Wesentliches Gestaltungsmittel wird immer deutlicher die Farbe, nicht im Sinne einer Naturimitation, sondern als Entsprechung einer sinnlichen Wahrnehmung der Malerin selbst. Die Phänomenologie der Farbe ist in vielen Theorien erforscht und unterliegt nachweislich dem subjektiven Eindruck, der sich an Erlebtem und besonders an der Betrachtung von Natur orientiert. In aktuellen Bildzyklen widmet sich Luise Ramsauer Farbwelten, in den gelben, roten und blauen Serien. Sie erscheinen wie zeitlose Kompositionen, die weder in der Vergangenheit noch in der Gegenwart zu verorten sind, sondern im Blick des Betrachters.

Anjalie Chaubal

1 Witzgall, Susanne, Natürlich anders. Fünf künstlerische Annäherungen an die Natur in Abgrenzung zur Wissenschaft, in: Die Ordnung der Natur, Linz 2005, S. 13 ff.

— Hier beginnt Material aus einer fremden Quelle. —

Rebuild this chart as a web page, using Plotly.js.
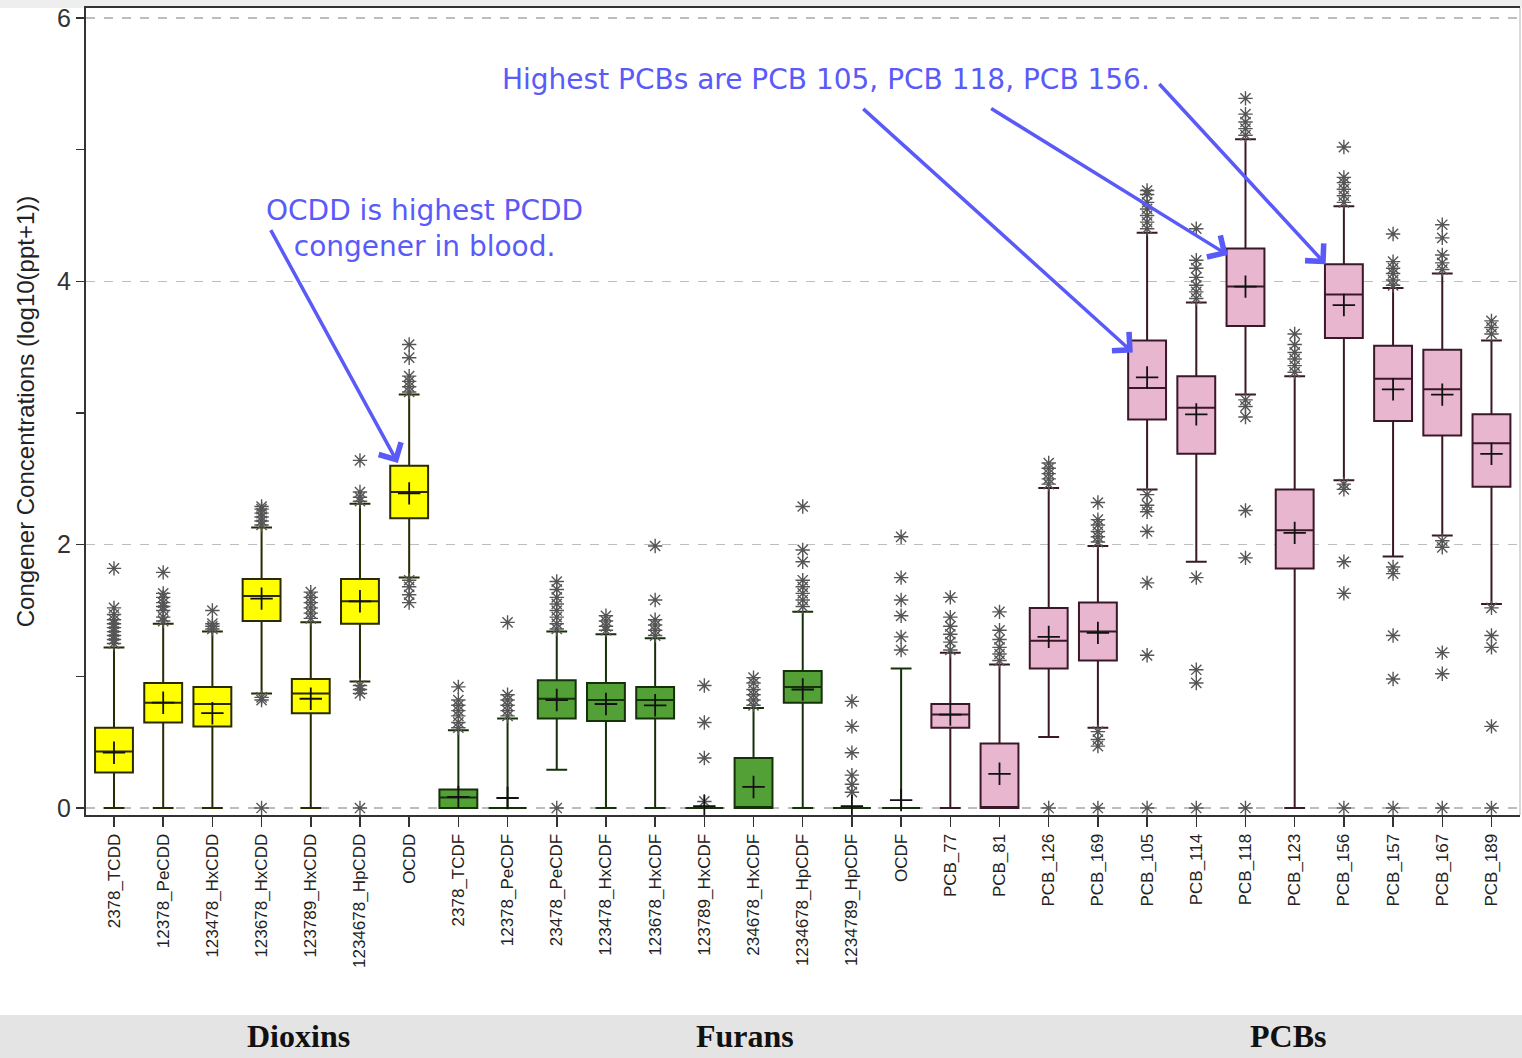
<!DOCTYPE html>
<html>
<head>
<meta charset="utf-8">
<script src="https://cdn.plot.ly/plotly-3.0.1.min.js"></script>
<style>html,body{margin:0;padding:0;background:#fff;}#chart{width:1522px;height:1058px;}</style>
</head>
<body>
<div id="chart"></div>
<script>
var categories = ["2378_TCDD","12378_PeCDD","123478_HxCDD","123678_HxCDD","123789_HxCDD","1234678_HpCDD","OCDD",
  "2378_TCDF","12378_PeCDF","23478_PeCDF","123478_HxCDF","123678_HxCDF","123789_HxCDF","234678_HxCDF","1234678_HpCDF","1234789_HpCDF","OCDF",
  "PCB_77","PCB_81","PCB_126","PCB_169","PCB_105","PCB_114","PCB_118","PCB_123","PCB_156","PCB_157","PCB_167","PCB_189"];
var groupOf = ["Dioxins","Dioxins","Dioxins","Dioxins","Dioxins","Dioxins","Dioxins",
  "Furans","Furans","Furans","Furans","Furans","Furans","Furans","Furans","Furans","Furans",
  "PCBs","PCBs","PCBs","PCBs","PCBs","PCBs","PCBs","PCBs","PCBs","PCBs","PCBs","PCBs"];
var groupNames = ["Dioxins","Furans","PCBs"];

var q1     = [0.27,0.65,0.62,1.42,0.72,1.40,2.20, 0,0,0.68,0.66,0.68,0,0,0.80,0,0, 0.61,0,1.06,1.12,2.95,2.69,3.66,1.82,3.57,2.94,2.83,2.44];
var median = [0.43,0.80,0.79,1.61,0.87,1.57,2.40, 0.08,0,0.83,0.82,0.82,0,0,0.92,0,0, 0.71,0,1.27,1.34,3.19,3.04,3.96,2.11,3.90,3.26,3.18,2.77];
var q3     = [0.61,0.95,0.92,1.74,0.98,1.74,2.60, 0.14,0,0.97,0.95,0.92,0,0.38,1.04,0,0, 0.79,0.49,1.52,1.56,3.55,3.28,4.25,2.42,4.13,3.51,3.48,2.99];
var lowerFence = [0,0,0,0.87,0,0.96,1.75, 0,0,0.29,0,0,0,0,0,0,0, 0,0,0.54,0.61,2.42,1.87,3.14,0,2.49,1.91,2.07,1.55];
var upperFence = [1.22,1.40,1.34,2.13,1.41,2.31,3.14, 0.59,0.68,1.34,1.32,1.29,0,0.76,1.49,0,1.06, 1.18,1.09,2.43,1.99,4.37,3.84,5.08,3.28,4.57,3.95,4.06,3.55];
var means  = [0.42,0.80,0.72,1.59,0.83,1.57,2.39, 0.085,0.076,0.82,0.79,0.78,0.015,0.16,0.90,0.015,0.06, 0.71,0.26,1.30,1.33,3.27,2.99,3.96,2.09,3.82,3.18,3.14,2.69];

var outliers = [
  [1.25,1.28,1.31,1.34,1.37,1.40,1.43,1.47,1.52,1.82],
  [1.42,1.45,1.50,1.53,1.56,1.60,1.63,1.79],
  [1.36,1.38,1.40,1.50],
  [2.15,2.18,2.21,2.24,2.27,2.29,0.84,0.82,0],
  [1.44,1.48,1.52,1.56,1.60,1.64],
  [2.33,2.36,2.40,2.64,0.93,0.90,0.87,0],
  [3.16,3.20,3.24,3.28,3.42,3.52,1.73,1.68,1.62,1.56],
  [0.61,0.65,0.70,0.74,0.78,0.82,0.92],
  [0.70,0.74,0.78,0.82,0.86,1.41],
  [1.36,1.40,1.45,1.50,1.55,1.60,1.66,1.72,0],
  [1.35,1.38,1.42,1.46],
  [1.31,1.35,1.39,1.43,1.58,1.99],
  [0.05,0.38,0.65,0.93],
  [0.78,0.82,0.86,0.90,0.95,0.99],
  [1.53,1.58,1.63,1.68,1.73,1.87,1.96,2.29],
  [0.12,0.18,0.25,0.42,0.62,0.81],
  [1.20,1.30,1.46,1.58,1.75,2.06],
  [1.20,1.26,1.32,1.38,1.45,1.60],
  [1.12,1.17,1.22,1.28,1.35,1.49],
  [2.46,2.50,2.54,2.58,2.62,0],
  [2.02,2.06,2.10,2.15,2.19,2.32,0.58,0.52,0.47,0],
  [4.40,4.45,4.50,4.55,4.60,4.66,4.69,2.38,2.30,2.25,2.10,1.71,1.16,0],
  [3.87,3.92,3.97,4.03,4.10,4.16,4.40,1.75,1.05,0.95,0],
  [5.11,5.16,5.21,5.27,5.39,3.10,3.05,2.97,2.26,1.90,0],
  [3.31,3.36,3.41,3.46,3.52,3.60],
  [4.60,4.65,4.70,4.75,4.79,5.02,2.46,2.42,1.87,1.63,0],
  [3.97,4.01,4.06,4.10,4.15,4.36,1.83,1.78,1.31,0.98,0],
  [4.09,4.14,4.20,4.33,4.43,2.03,1.98,1.18,1.02,0],
  [3.60,3.65,3.70,1.52,1.31,1.22,0.62,0]
];

var yTickVals = [0,2,4,6];
var yTickText = ["0","2","4","6"];

var fillColors = {"Dioxins":"#FFFF00","Furans":"#52A036","PCBs":"#E8B6CF"};
var lineColors = {"Dioxins":"#2a2a00","Furans":"#16300a","PCBs":"#3a1828"};

var traces = [];
groupNames.forEach(function(g){
  var idx = [];
  categories.forEach(function(c,i){ if(groupOf[i]===g) idx.push(i); });
  traces.push({
    type:"box", name:g, x: idx,
    q1: idx.map(function(i){return q1[i];}),
    median: idx.map(function(i){return median[i];}),
    q3: idx.map(function(i){return q3[i];}),
    lowerfence: idx.map(function(i){return lowerFence[i];}),
    upperfence: idx.map(function(i){return upperFence[i];}),
    width: 0.77, whiskerwidth: 0.55,
    fillcolor: fillColors[g],
    line: {color: lineColors[g], width: 2},
    boxpoints: false, hoverinfo: "skip", showlegend: false
  });
});

var ox = [], oy = [];
outliers.forEach(function(arr,i){ arr.forEach(function(v){ ox.push(i); oy.push(v); }); });
traces.push({
  type:"scatter", mode:"markers", x: ox, y: oy, showlegend:false, hoverinfo:"skip",
  marker:{symbol:"asterisk-open", size:12, color:"#555", line:{color:"#555", width:1.4}}
});
traces.push({
  type:"scatter", mode:"markers", x: categories.map(function(c,i){return i;}), y: means,
  showlegend:false, hoverinfo:"skip",
  marker:{symbol:"cross-thin-open", size:16, color:"#111", line:{color:"#111", width:1.8}}
});

var blue = "#5A5AF8";
var annFont = {family:"DejaVu Sans", size:28, color: blue};
function arrow(tx,ty,sx,sy){
  return {x:tx, y:ty, ax:sx, ay:sy, xref:"x", yref:"y", axref:"x", ayref:"y",
    text:"", showarrow:true, arrowhead:4, arrowsize:1.4, arrowwidth:3.5, arrowcolor:blue,
    standoff:0, startstandoff:0};
}
// plot area in px: x 86..1520, y 8..815
function px2paperX(p){ return (p-86)/1434; }
function px2paperY(p){ return (815-p)/807; }
var groupFont = {family:"Liberation Serif", size:32, color:"#111"};

var annotations = [
  {x:14.47, y:5.53, xref:"x", yref:"y", text:"Highest PCBs are PCB 105, PCB 118, PCB 156.", showarrow:false, font:annFont},
  {x:6.32, y:4.40, xref:"x", yref:"y", text:"OCDD is highest PCDD<br>congener in blood.", showarrow:false, font:annFont, align:"center"},
  arrow(5.77,2.62,3.17,4.40),
  arrow(20.71,3.46,15.2,5.32),
  arrow(22.64,4.20,17.8,5.32),
  arrow(24.63,4.13,21.22,5.51),
  {x:px2paperX(298), y:px2paperY(1036), xref:"paper", yref:"paper", xanchor:"center", yanchor:"middle",
    text:"<b>Dioxins</b>", showarrow:false, font:groupFont},
  {x:px2paperX(745), y:px2paperY(1036), xref:"paper", yref:"paper", xanchor:"center", yanchor:"middle",
    text:"<b>Furans</b>", showarrow:false, font:groupFont},
  {x:px2paperX(1288), y:px2paperY(1036), xref:"paper", yref:"paper", xanchor:"center", yanchor:"middle",
    text:"<b>PCBs</b>", showarrow:false, font:groupFont}
];

var shapes = [
  {type:"rect", xref:"paper", yref:"paper", x0:px2paperX(0), x1:px2paperX(1522), y0:px2paperY(1058), y1:px2paperY(1015),
    fillcolor:"#E4E4E4", line:{width:0}, layer:"below"},
  {type:"rect", xref:"paper", yref:"paper", x0:px2paperX(0), x1:px2paperX(1522), y0:px2paperY(8), y1:px2paperY(0),
    fillcolor:"#EEEEEE", line:{width:0}, layer:"below"},
  {type:"line", xref:"paper", yref:"paper", x0:1, x1:1, y0:0, y1:1, line:{color:"#cccccc", width:1.5}}
];

var layout = {
  width:1522, height:1058,
  margin:{l:86, r:2, t:8, b:243},
  paper_bgcolor:"#ffffff", plot_bgcolor:"#ffffff",
  showlegend:false,
  xaxis:{
    range:[-0.569, 28.58], tickmode:"array", tickvals: categories.map(function(c,i){return i;}), ticktext: categories,
    tickangle:-90, tickfont:{family:"Liberation Sans", size:17, color:"#222"},
    ticks:"outside", ticklen:10, tickwidth:1.5, tickcolor:"#333",
    showline:true, linecolor:"#333", linewidth:2, mirror:true, showgrid:false, zeroline:false
  },
  yaxis:{
    range:[-0.053, 6.076], tickmode:"array", tickvals:yTickVals, ticktext:yTickText,
    tickfont:{family:"Liberation Sans", size:25, color:"#333"},
    ticks:"outside", ticklen:8, tickwidth:1.5, tickcolor:"#333",
    minor:{dtick:1, ticks:"outside", ticklen:8, tickwidth:1.5, tickcolor:"#333", showgrid:false},
    showline:true, linecolor:"#333", linewidth:2, zeroline:false,
    showgrid:true, gridcolor:"#bdbdbd", gridwidth:1.5, griddash:"dash",
    title:{text:"Congener Concentrations (log10(ppt+1))", font:{family:"Liberation Sans", size:24, color:"#222"}, standoff:16}
  },
  annotations: annotations,
  shapes: shapes
};

Plotly.newPlot("chart", traces, layout, {displayModeBar:false, staticPlot:true});
</script>
</body>
</html>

2 Padberg, Martina, in: An die Natur, Altana Kunstsammlung, Ausst.-Kat. Altana Kulturstiftung, hrsg. von Andrea Firmenich, Köln, 2007, S. 39.

3 Platschek, Hans, Bilder im Bild, in: Neue Figurationen, Aus der Werkstatt der heutigen Malerei, München 1959, S. 91.

4 Cy Twombly hat bereits in den 1950er Jahren Schriftzeichen gestisch expressiv aufgelöst und gezeigt, dass auch die Linie sich vom Gegenstand befreien kann; vgl. hierzu: Hochdörfer, Achim, in: Cy Twombly, States of Mind, Malerei, Skulptur, Fotografie, Zeichnung, Museum Moderner Kunst Stiftung Ludwig Wien, 2009, S. 14; Die Mitglieder der sog. „New York School“ und der Kritiker Clement Greenberg setzten maßgebliche Neuerungen in der Befreiung der Farbe vom Gegenstand, vgl. hierzu: Greenberg, Clement, in: Die Essenz der Moderne, Dresden, 1997.

5 Witzgall, Susanne, Natürlich anders. Fünf künstlerische Annäherungen an die Natur in Abgrenzung zur Wissenschaft, in: Die Ordnung der Natur, Linz 2005, S. 13.

6 Herbert Brandl, zitiert nach: Wolfgang Kos im Gespräch mit Herbert Brandl. in: Alpenblick, Die zeitgenössische Kunst und das Alpine, Ausst.-Kat. Kunsthalle Wien, Wien, 1997, S. 70.

7 Lexikon der Symbole, Augsburg, 2000, S. 186.